For a successful transition to self-driving vehicles, we must combine our expertise through dialogue!

Self-driving cars are poised to radically alter our habits and profoundly transform our roads and cities. We need to prepare for the challenge ahead.

This opinion column was initially published in Libération on January 16, 2018: http://liberation.fr/france/2018/01/16/pour-reussir-la-transition-vers-le-vehicule-autonome-faisons-dialoguer-nos-intelligences_1622745

Cars have shaped almost every aspect of our cities and territories. Their use has set the pace of our society and economic life. However, over the next ten years, self-driving cars may shake up our habits by profoundly transforming our roads and cities, as well as our mobility practices.

Ensuring a successful transition will require a dialogue between the national government and territories, whose jurisdiction covers public space, as well as economic players: infrastructure, the auto industry and mobility services. VINCI, as a builder and operator of road infrastructure and urban systems, intends to plan for these transformations and open up a new dialogue. To that end, I want to offer up some food for thought in this emerging debate, through four avenues that we can explore at the dawn of these major transformations.

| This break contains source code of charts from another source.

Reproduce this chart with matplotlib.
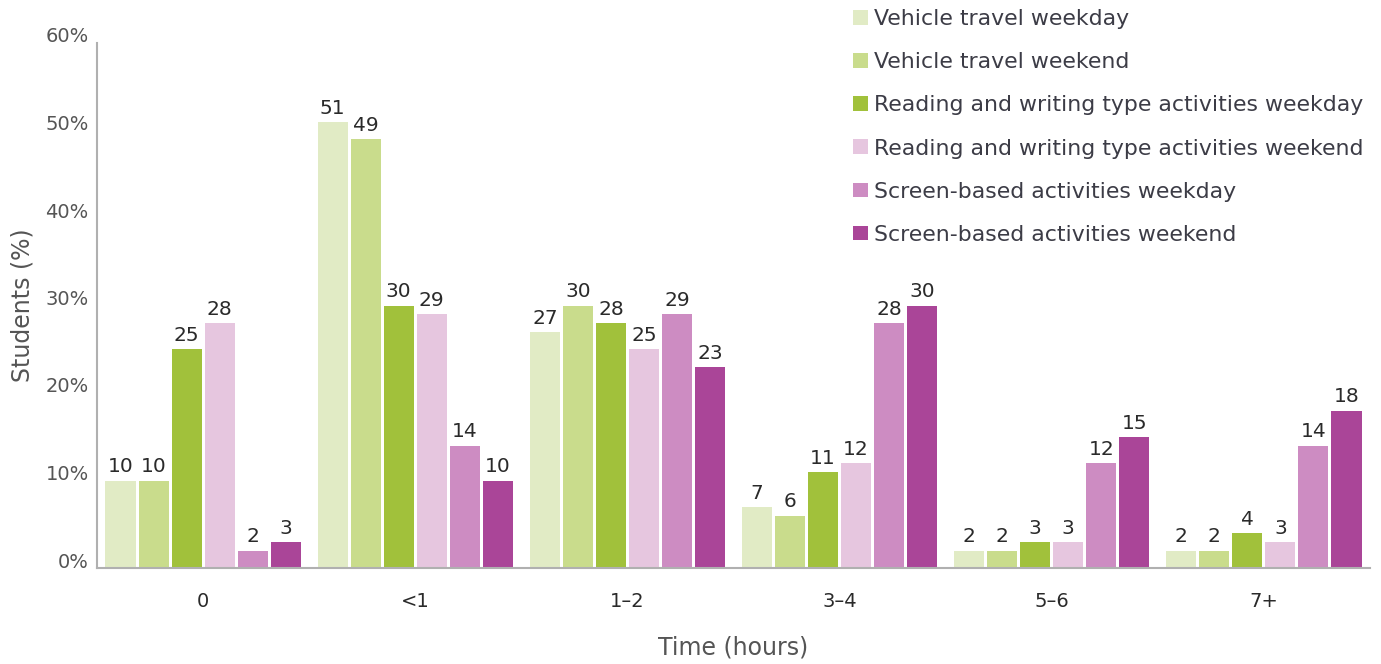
import numpy as np
import matplotlib
matplotlib.use("Agg")
import matplotlib.pyplot as plt
import matplotlib.transforms as mtransforms
from matplotlib.patches import Patch

plt.rcParams['font.family'] = ['DejaVu Sans']

categories = ["0", "<1", "1\u20132", "3\u20134", "5\u20136", "7+"]
series_names = [
    "Vehicle travel weekday",
    "Vehicle travel weekend",
    "Reading and writing type activities weekday",
    "Reading and writing type activities weekend",
    "Screen-based activities weekday",
    "Screen-based activities weekend",
]
vehicle_weekday = [10, 51, 27, 7, 2, 2]
vehicle_weekend = [10, 49, 30, 6, 2, 2]
reading_weekday = [25, 30, 28, 11, 3, 4]
reading_weekend = [28, 29, 25, 12, 3, 3]
screen_weekday = [2, 14, 29, 28, 12, 14]
screen_weekend = [3, 10, 23, 30, 15, 18]
y_ticks = [0, 10, 20, 30, 40, 50, 60]

series = [vehicle_weekday, vehicle_weekend, reading_weekday,
          reading_weekend, screen_weekday, screen_weekend]
colors = ["#e1ebc5", "#c9dc8c", "#a1c13b", "#e6c6df", "#cd8cc2", "#aa4598"]

text_dark = "#2a2a2a"
text_gray = "#555555"
axis_gray = "#b0b0b0"

fig = plt.figure(figsize=(13.81, 6.64), dpi=100)
W, H = 1381, 664
ax = fig.add_axes([97 / W, 96 / H, (1370 - 97) / W, (568 - 43) / H])

x = np.arange(len(categories))
step = 0.1557
width = 0.1415
offsets = (np.arange(len(series)) - (len(series) - 1) / 2) * step

for vals, off, col in zip(series, offsets, colors):
    bars = ax.bar(x + off, vals, width=width, color=col, linewidth=0)
    for b, v in zip(bars, vals):
        ax.annotate(f"{v}", (b.get_x() + b.get_width() / 2, b.get_height()),
                    xytext=(0, 3), textcoords="offset points",
                    ha="center", va="bottom", fontsize=14.5, color=text_dark)

ax.set_xlim(-0.5, len(categories) - 0.5)
ax.set_ylim(0, 60)
ax.set_yticks(y_ticks)
ax.set_yticklabels([f"{t}%" for t in y_ticks])
ax.set_xticks(x)
ax.set_xticklabels(categories)

ax.tick_params(axis="y", length=0, pad=6, labelsize=14, labelcolor=text_gray)
ax.tick_params(axis="x", length=0, pad=17, labelsize=14, labelcolor=text_dark)
# nudge y tick labels upward
shift = mtransforms.ScaledTranslation(0, 8 / 100, fig.dpi_scale_trans)
for lbl in ax.get_yticklabels():
    lbl.set_transform(lbl.get_transform() + shift)

for s in ["top", "right"]:
    ax.spines[s].set_visible(False)
for s in ["left", "bottom"]:
    ax.spines[s].set_color(axis_gray)
    ax.spines[s].set_linewidth(1.5)

ax.set_ylabel("Students (%)", fontsize=17, color=text_gray, labelpad=8)
ax.set_xlabel("Time (hours)", fontsize=17, color=text_gray, labelpad=18)

handles = [Patch(facecolor=c, edgecolor="none") for c in colors]
leg = fig.legend(handles, series_names, loc="upper left",
                 bbox_to_anchor=(849 / W, 1.0 - 5 / H), frameon=False,
                 fontsize=15.8, labelcolor="#3c3c46",
                 handlelength=0.65, handleheight=0.65, handletextpad=0.3,
                 labelspacing=1.05, borderaxespad=0, borderpad=0.2)

fig.savefig("out.png", dpi=100)
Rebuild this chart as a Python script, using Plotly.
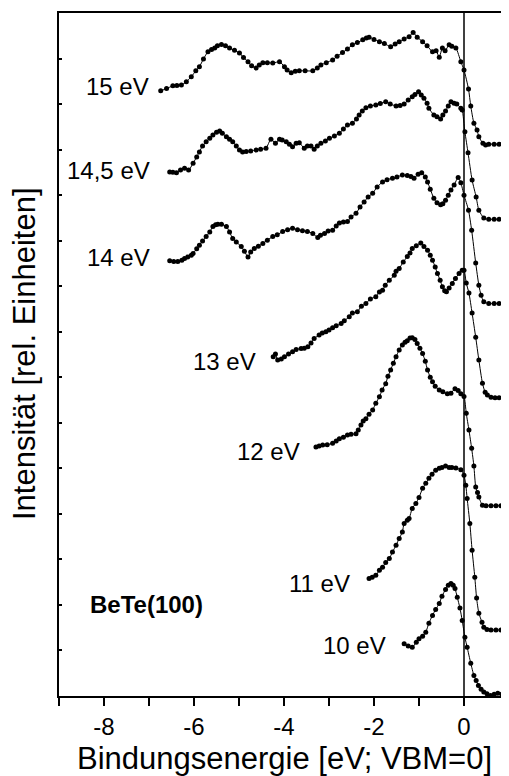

First avenue: cities will become one of the main theaters for the roll-out of self-driving mobility. Both the expectations and challenges are especially high in this area: self-driving vehicles will transform urban mobility and, in turn, the way we use spaces dedicated to car traffic and parking. Public roadways are becoming increasingly complex environments, utilized by a growing diversity of vehicles. Each with their own varying degree of agility or fragility (traditional cars, bikes, motorcycles, pedestrians, scooters, unicycles, rollerblades, skateboards, etc.), the presence of these vehicles will make it a unique and considerable challenge to integrate driverless cars into traffic.

Second avenue: autonomous urban mobility solutions will also be web-connected, electric-powered and service-oriented. These simultaneous transformations will in turn require substantial and lasting changes to our urban systems (adapting electric grids, connecting roads and signage to the web, updating urban forms, etc.), which bring along a host of public policy challenges.

Third, the dream that driverless vehicles will make drivers obsolete – by turning them into ordinary passengers – should not overshadow the vast transformations to come in matters of urban logistics and public transit. In fact, the challenges of “last mile” logistics and the potential offered by automating deliveries have opened up several avenues for improving our urban systems. Autonomous vehicles will also impact public transit, as presaged by the autonomous shuttle bus and robo-taxi unveiled by Navya at January’s CES fair in Las Vegas: these advances may forever alter our “mix” of urban mobility solutions.

For all these reasons, autonomous vehicles provide us with an opportunity to rethink and tremendously improve upon every aspect of our transport systems. Support for these mobility systems will depend upon public policy, which will demand some serious dialogue between public authorities and economic players.

By combining the expertise of industrial players, regulators and territories, this dialogue will give rise to experiments, new services and innovations that will enable us to meet the needs and expectations of all citizens, including drivers, pedestrians and active mobility enthusiasts.